Verteidigungsministerin Florence Parly sagte in einer Radiosendung auf die Frage, was mit den französischen Jihadisten geschehen solle, unverblümt: "Wenn einzelne in den Kämpfen dort umkommen, dann ist das umso besser." Damit gab die französische Ministerin ein sehr verbreitetes Volksempfinden wieder.

Schon bei der Befreiung von Mossul hatte der irakische General Abdel Ghani Al-Assadi der Zeitschrift "Paris Match" erklärt: "Wir haben die stillschweigende Vereinbarung mit Paris, dass kein französischer Jihadist die Stadt lebend verlassen soll."

Razzien und Hausarrest

In Frankreich gibt es hörbare Kritik an der Aufhebung des 2015 ausgerufenen Ausnahmezustandes auf den 1. November hin: Das neue Antiterrorgesetz, das an seine Stelle tritt, ermächtigt die Polizei allerdings auch, Moscheen zu schließen, Razzien vorzunehmen oder Hausarrest auszusprechen.

Nachdem die französischen Abwehrdienste seit Jahresbeginn nach eigenen Angaben ein Dutzend versuchte Attentate vereitelt haben, steht den Franzosen der Sinn nicht nach Milde für die "revenants". Zu frisch sind noch die Bilder und Videos von den Enthauptungen durch IS-Schergen, die teils Französisch sprachen.

Justizvollzieher schildern die Zurückgekehrten zwar nicht unbedingt als handlungsbereite Killertypen, sondern eher als desillusioniert. Doch die Behörden wollen keine Risiken eingehen – auch nicht mit den zurückgekehrten Frauen von Jihadisten. Der Anwalt Martin Pradel, der einige davon vertritt, plädiert vergeblich: "Sie sind alle freiwillig nach Syrien gereist. Dort haben sie aber rasch gemerkt, in welche Falle sie geraten waren."

Die Zahl der französischen Minderjährigen im Jihad wird vom Geheimdienst auf mehrere Hundert geschätzt. Viele wurden trainiert, bewaffnet, gar für mediatisierte Exekutionen eingesetzt. Staatsanwalt François Molins spricht wenig präzis von der Notwendigkeit eines "erzieherischen Ansatzes".

"Indoktrinierte Kinder"

Auch in Berlin warnt der Präsident des Verfassungsschutzes, Hans-Georg Maaßen: "Wir sehen die Gefahr, dass Kinder von Jihadisten islamistisch sozialisiert und entsprechend indoktriniert aus Kampfgebieten nach Deutschland zurückkehren. Damit könnte auch hier eine neue Jihadistengeneration herangezogen werden."
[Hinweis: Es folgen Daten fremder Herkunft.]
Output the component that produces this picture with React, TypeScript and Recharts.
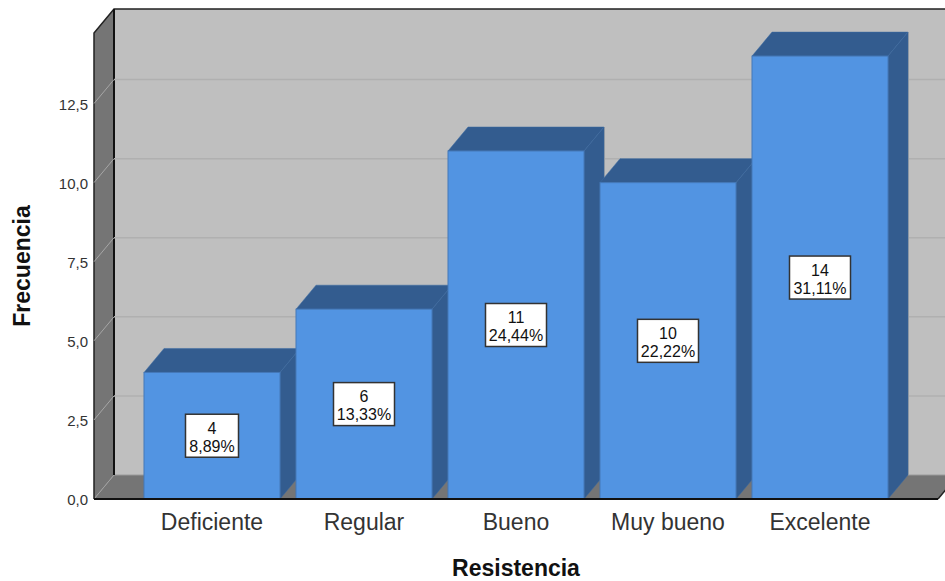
import { BarChart, Bar, XAxis, YAxis, ReferenceArea, LabelList } from 'recharts'

const categories = ['Deficiente', 'Regular', 'Bueno', 'Muy bueno', 'Excelente']
const counts = [4, 6, 11, 10, 14]
const percents = ['8,89%', '13,33%', '24,44%', '22,22%', '31,11%']
const yTicks = [0, 2.5, 5, 7.5, 10, 12.5]
const gridTicks = [2.5, 5, 7.5, 10, 12.5]
const yMax = 14.73

const data = categories.map((name, i) => ({ name, count: counts[i], pct: percents[i] }))

const FONT = '"Liberation Sans", Arial, sans-serif'
// depth of the fake 3D box
const DX = 20
const DY = 24
const PAD = 42

const Walls = (props: any) => {
  const { y, height } = props
  const x = props.x - PAD
  const right = props.x + props.width + PAD
  const bottom = y + height
  return (
    <g>
      {/* back wall */}
      <polygon points={`${x + DX},${y - DY} ${right + DX},${y - DY} ${right + DX},${bottom - DY} ${x + DX},${bottom - DY}`} fill="#bfbfbf" />
      {/* left wall */}
      <polygon points={`${x},${y} ${x + DX},${y - DY} ${x + DX},${bottom - DY} ${x},${bottom}`} fill="#757575" />
      {/* floor */}
      <polygon points={`${x},${bottom} ${x + DX},${bottom - DY} ${right + DX},${bottom - DY} ${right},${bottom}`} fill="#757575" />
      <line x1={x + DX} y1={bottom - DY} x2={right + DX} y2={bottom - DY} stroke="#9a9a9a" strokeWidth={1} />
      <line x1={x} y1={bottom} x2={x + DX} y2={bottom - DY} stroke="#a0a0a0" strokeWidth={1} />
      {/* dark outline */}
      <polyline points={`${x},${bottom} ${x},${y} ${x + DX},${y - DY} ${right + DX},${y - DY}`} fill="none" stroke="#222" strokeWidth={1.5} />
      <line x1={x + DX} y1={y - DY} x2={x + DX} y2={bottom - DY} stroke="#111" strokeWidth={2} />
      <line x1={right} y1={bottom} x2={right + DX} y2={bottom - DY} stroke="#222" strokeWidth={1.5} />
    </g>
  )
}

// zero-height reference area, so the line stays behind the bars
const GridLine = (props: any) => {
  const { y } = props
  const x = props.x - PAD
  const right = props.x + props.width + PAD
  return (
    <g>
      <line x1={x} y1={y} x2={x + DX} y2={y - DY} stroke="#a6a6a6" strokeWidth={1} />
      <line x1={x + DX} y1={y - DY} x2={right + DX} y2={y - DY} stroke="#b0b0b0" strokeWidth={1.5} />
    </g>
  )
}

const Bar3D = ({ x, y, width, height }: any) => {
  const right = x + width
  const bottom = y + height
  return (
    <g>
      <line x1={right + DX + 0.5} y1={y - DY} x2={right + DX + 0.5} y2={bottom - DY} stroke="#a8a8a8" strokeWidth={1} />
      <polygon points={`${x},${y} ${x + DX},${y - DY} ${right + DX},${y - DY} ${right},${y}`} fill="#335c8f" stroke="#3b6aa3" strokeWidth={0.5} />
      <polygon points={`${right},${y} ${right + DX},${y - DY} ${right + DX},${bottom - DY} ${right},${bottom}`} fill="#335c8f" stroke="#3b6aa3" strokeWidth={0.5} />
      <rect x={x} y={y} width={width} height={height} fill="#5294e2" stroke="#4478b8" strokeWidth={1} />
    </g>
  )
}

const BoxLabel = ({ x, y, width, height, index }: any) => {
  const cx = x + width / 2
  const cy = y + height / 2
  const pct = percents[index]
  const w = pct.length > 5 ? 61 : 53
  return (
    <g fontFamily={FONT} fontSize={16} fill="#111" textAnchor="middle">
      <rect x={cx - w / 2} y={cy - 21.5} width={w} height={43} fill="#fff" stroke="#333" strokeWidth={1.5} />
      <text x={cx} y={cy - 2}>{counts[index]}</text>
      <text x={cx} y={cy + 16}>{pct}</text>
    </g>
  )
}

export default function App() {
  return (
    <div style={{ position: 'absolute', left: 0, top: 0, width: 945, height: 581, overflow: 'hidden', background: '#fff' }}>
      <BarChart width={945} height={581} data={data} margin={{ top: 33, right: 7, bottom: 0, left: 0 }}>
        <XAxis
          dataKey="name"
          height={82}
          padding={{ left: PAD, right: PAD }}
          tick={{ fill: '#333', fontSize: 23, fontFamily: FONT }}
          tickLine={false}
          tickMargin={9}
          axisLine={{ stroke: '#111', strokeWidth: 2 }}
          label={{ value: 'Resistencia', position: 'insideBottom', offset: 5, fill: '#111', fontSize: 23, fontWeight: 700, fontFamily: FONT }}
        />
        <YAxis
          width={94}
          domain={[0, yMax]}
          ticks={yTicks}
          tickFormatter={(v: number) => v.toFixed(1).replace('.', ',')}
          tick={{ fill: '#333', fontSize: 15, fontFamily: FONT, dy: 1 }}
          tickLine={false}
          axisLine={false}
          tickMargin={0}
          label={{ value: 'Frecuencia', angle: -90, position: 'insideLeft', offset: 22, textAnchor: 'middle', fill: '#111', fontSize: 23, fontWeight: 700, fontFamily: FONT }}
        />
        <ReferenceArea y1={0} y2={yMax} shape={<Walls />} />
        {gridTicks.map(t => (
          <ReferenceArea key={t} y1={t} y2={t} shape={<GridLine />} />
        ))}
        <Bar dataKey="count" barSize={136} shape={<Bar3D />} isAnimationActive={false}>
          <LabelList dataKey="count" content={<BoxLabel />} />
        </Bar>
      </BarChart>
    </div>
  )
}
Drei der fünf Anschläge in Deutschland in den vergangenen Jahren wurden von Minderjährigen verübt: eine Messerattacke einer 15-Jährigen auf einen Polizisten in Hannover, ein Bombenanschlag auf einen Gebetsraum der Sikh in Essen. Ein Zwölfjähriger scheiterte mit einem Bombenanschlag auf einen Weihnachtsmarkt in Ludwigshafen.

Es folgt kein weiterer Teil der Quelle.